**Task directions**
Output the material below unchanged, apart from leaving out the pictures.
* * *
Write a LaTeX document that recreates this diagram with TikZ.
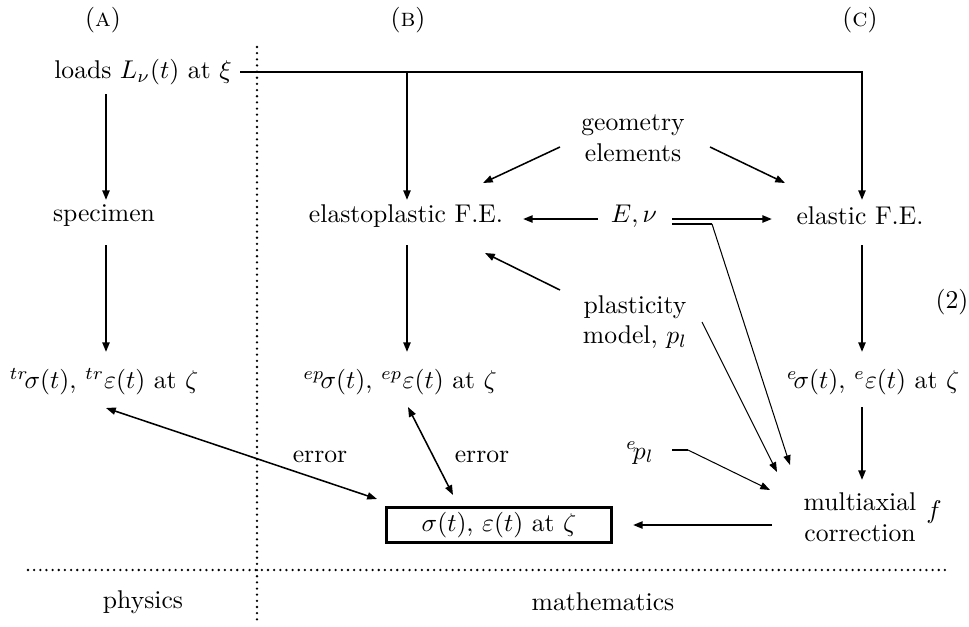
\documentclass[tikz,border=0pt]{standalone}
\usetikzlibrary{arrows.meta}
\begin{document}
\begin{tikzpicture}[x=0.39pt,y=-0.39pt,
  lbl/.style={inner sep=0pt,align=center},
  tip/.style={-{Triangle[length=3.8pt,width=2.8pt]}},
  dtip/.style={{Triangle[length=3.8pt,width=2.8pt]}-{Triangle[length=3.8pt,width=2.8pt]}},
  thickln/.style={line width=0.8pt},
  midln/.style={line width=0.6pt},
  thinln/.style={line width=0.4pt},
  dots/.style={line width=1pt,line cap=round,dash pattern=on 0pt off 2.4pt},
  boxed/.style={draw,line width=1.2pt,inner sep=0pt,minimum width=88pt,minimum height=14pt}]
\useasboundingbox (0,0) rectangle (969,626);
% column labels
\node[lbl] (colA) at (103,20) {(\textsc{a})};
\node[lbl] (colB) at (408,20) {(\textsc{b})};
\node[lbl] (colC) at (860,20) {(\textsc{c})};
% nodes
\node[lbl] (L) at (143,72) {loads $L_{\nu}(t)$ at $\xi$};
\node[lbl] (S) at (104,216) {specimen};
\node[lbl] (P) at (406,216) {elastoplastic F.E.};
\node[lbl] (E) at (634,216) {$E,\nu$};
\node[lbl] (F) at (860,216) {elastic F.E.};
\node[lbl] (G) at (633,138) {geometry\\elements};
\node[lbl] (M) at (635,322) {plasticity\\model, $p_l$};
\node[lbl] (T) at (104,382) {${}^{tr}\!\sigma(t)$, ${}^{tr}\varepsilon(t)$ at $\zeta$};
\node[lbl] (Q) at (400,382) {${}^{ep}\!\sigma(t)$, ${}^{ep}\varepsilon(t)$ at $\zeta$};
\node[lbl] (R) at (873,382) {${}^{e}\!\sigma(t)$, ${}^{e}\varepsilon(t)$ at $\zeta$};
\node[lbl] (eq) at (952,302) {(2)};
\node[lbl] (K) at (640,453) {${}^{e}\!p_l$};
\node[lbl] (X) at (860,517) {multiaxial\\correction};
\node[lbl] (fX) at (934,512) {$f$};
\node[boxed] (B) at (499,525) {$\sigma(t)$, $\varepsilon(t)$ at $\zeta$};
\node[lbl] (err1) at (320,457) {error};
\node[lbl] (err2) at (482,457) {error};
\node[lbl] (phys) at (143,602) {physics};
\node[lbl] (math) at (603,602) {mathematics};
% separators
\coordinate (vt) at (257,47);
\coordinate (vb) at (257,623);
\coordinate (hl) at (28,570);
\coordinate (hr) at (950,570);
\draw[dots] (vt) -- (vb);
\draw[dots] (hl) -- (hr);
% connectors
\draw[thickln,tip] ([shift={(-37,22)}]L.center) -- ([shift={(2,-16)}]S.center);
\draw[thickln,tip] ([shift={(97,0)}]L.center) -| ([shift={(2,-16)}]F.center);
\draw[thickln,tip] ([shift={(1,-144)}]P.center) -- ([shift={(1,-16)}]P.center);
\draw[thickln,tip] ([shift={(2,29)}]S.center) -- ([shift={(2,-30)}]T.center);
\draw[thickln,tip] ([shift={(1,29)}]P.center) -- ([shift={(7,-30)}]Q.center);
\draw[thickln,tip] ([shift={(2,29)}]F.center) -- ([shift={(-11,-30)}]R.center);
\draw[thickln,tip] ([shift={(-11,25)}]R.center) -- ([shift={(2,-37)}]X.center);
\draw[midln,tip] ([shift={(-73,9)}]G.center) -- ([shift={(77,-33)}]P.center);
\draw[midln,tip] ([shift={(77,9)}]G.center) -- ([shift={(-75,-33)}]F.center);
\draw[thickln,tip] ([shift={(-36,3)}]E.center) -- ([shift={(117,3)}]P.center);
\draw[thickln,tip] ([shift={(38,3)}]E.center) -- ([shift={(-88,3)}]F.center);
\draw[thickln] ([shift={(38,8)}]E.center) -- ([shift={(78,8)}]E.center);
\draw[thinln,tip] ([shift={(78,8)}]E.center) -- ([shift={(-70,-52)}]X.center);
\draw[midln,tip] ([shift={(-75,-32)}]M.center) -- ([shift={(79,37)}]P.center);
\draw[thinln,tip] ([shift={(67,0)}]M.center) -- ([shift={(-83,-45)}]X.center);
\draw[thickln] ([shift={(32,-3)}]K.center) -- ([shift={(48,-3)}]K.center);
\draw[thinln,tip] ([shift={(48,-3)}]K.center) -- ([shift={(-90,-27)}]X.center);
\draw[thickln,tip] ([shift={(-88,8)}]X.center) -- ([shift={(134,0)}]B.center);
\draw[midln,dtip] ([shift={(2,26)}]T.center) -- ([shift={(-122,-26)}]B.center);
\draw[midln,dtip] ([shift={(8,25)}]Q.center) -- ([shift={(-46,-30)}]B.center);
\end{tikzpicture}
\end{document}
* * *
**Solution to the problem**
Write a LaTeX document that recreates this diagram with TikZ.
\documentclass[tikz,border=0pt]{standalone}
\usetikzlibrary{arrows.meta}
\begin{document}
\begin{tikzpicture}[x=0.39pt,y=-0.39pt,
  lbl/.style={inner sep=0pt,align=center},
  tip/.style={-{Triangle[length=3.8pt,width=2.8pt]}},
  dtip/.style={{Triangle[length=3.8pt,width=2.8pt]}-{Triangle[length=3.8pt,width=2.8pt]}},
  thickln/.style={line width=0.8pt},
  midln/.style={line width=0.6pt},
  thinln/.style={line width=0.4pt},
  dots/.style={line width=1pt,line cap=round,dash pattern=on 0pt off 2.4pt},
  boxed/.style={draw,line width=1.2pt,inner sep=0pt,minimum width=88pt,minimum height=14pt}]
\useasboundingbox (0,0) rectangle (969,626);
% column labels
\node[lbl] (colA) at (103,20) {(\textsc{a})};
\node[lbl] (colB) at (408,20) {(\textsc{b})};
\node[lbl] (colC) at (860,20) {(\textsc{c})};
% nodes
\node[lbl] (L) at (143,72) {loads $L_{\nu}(t)$ at $\xi$};
\node[lbl] (S) at (104,216) {specimen};
\node[lbl] (P) at (406,216) {elastoplastic F.E.};
\node[lbl] (E) at (634,216) {$E,\nu$};
\node[lbl] (F) at (860,216) {elastic F.E.};
\node[lbl] (G) at (633,138) {geometry\\elements};
\node[lbl] (M) at (635,322) {plasticity\\model, $p_l$};
\node[lbl] (T) at (104,382) {${}^{tr}\!\sigma(t)$, ${}^{tr}\varepsilon(t)$ at $\zeta$};
\node[lbl] (Q) at (400,382) {${}^{ep}\!\sigma(t)$, ${}^{ep}\varepsilon(t)$ at $\zeta$};
\node[lbl] (R) at (873,382) {${}^{e}\!\sigma(t)$, ${}^{e}\varepsilon(t)$ at $\zeta$};
\node[lbl] (eq) at (952,302) {(2)};
\node[lbl] (K) at (640,453) {${}^{e}\!p_l$};
\node[lbl] (X) at (860,517) {multiaxial\\correction};
\node[lbl] (fX) at (934,512) {$f$};
\node[boxed] (B) at (499,525) {$\sigma(t)$, $\varepsilon(t)$ at $\zeta$};
\node[lbl] (err1) at (320,457) {error};
\node[lbl] (err2) at (482,457) {error};
\node[lbl] (phys) at (143,602) {physics};
\node[lbl] (math) at (603,602) {mathematics};
% separators
\coordinate (vt) at (257,47);
\coordinate (vb) at (257,623);
\coordinate (hl) at (28,570);
\coordinate (hr) at (950,570);
\draw[dots] (vt) -- (vb);
\draw[dots] (hl) -- (hr);
% connectors
\draw[thickln,tip] ([shift={(-37,22)}]L.center) -- ([shift={(2,-16)}]S.center);
\draw[thickln,tip] ([shift={(97,0)}]L.center) -| ([shift={(2,-16)}]F.center);
\draw[thickln,tip] ([shift={(1,-144)}]P.center) -- ([shift={(1,-16)}]P.center);
\draw[thickln,tip] ([shift={(2,29)}]S.center) -- ([shift={(2,-30)}]T.center);
\draw[thickln,tip] ([shift={(1,29)}]P.center) -- ([shift={(7,-30)}]Q.center);
\draw[thickln,tip] ([shift={(2,29)}]F.center) -- ([shift={(-11,-30)}]R.center);
\draw[thickln,tip] ([shift={(-11,25)}]R.center) -- ([shift={(2,-37)}]X.center);
\draw[midln,tip] ([shift={(-73,9)}]G.center) -- ([shift={(77,-33)}]P.center);
\draw[midln,tip] ([shift={(77,9)}]G.center) -- ([shift={(-75,-33)}]F.center);
\draw[thickln,tip] ([shift={(-36,3)}]E.center) -- ([shift={(117,3)}]P.center);
\draw[thickln,tip] ([shift={(38,3)}]E.center) -- ([shift={(-88,3)}]F.center);
\draw[thickln] ([shift={(38,8)}]E.center) -- ([shift={(78,8)}]E.center);
\draw[thinln,tip] ([shift={(78,8)}]E.center) -- ([shift={(-70,-52)}]X.center);
\draw[midln,tip] ([shift={(-75,-32)}]M.center) -- ([shift={(79,37)}]P.center);
\draw[thinln,tip] ([shift={(67,0)}]M.center) -- ([shift={(-83,-45)}]X.center);
\draw[thickln] ([shift={(32,-3)}]K.center) -- ([shift={(48,-3)}]K.center);
\draw[thinln,tip] ([shift={(48,-3)}]K.center) -- ([shift={(-90,-27)}]X.center);
\draw[thickln,tip] ([shift={(-88,8)}]X.center) -- ([shift={(134,0)}]B.center);
\draw[midln,dtip] ([shift={(2,26)}]T.center) -- ([shift={(-122,-26)}]B.center);
\draw[midln,dtip] ([shift={(8,25)}]Q.center) -- ([shift={(-46,-30)}]B.center);
\end{tikzpicture}
\end{document}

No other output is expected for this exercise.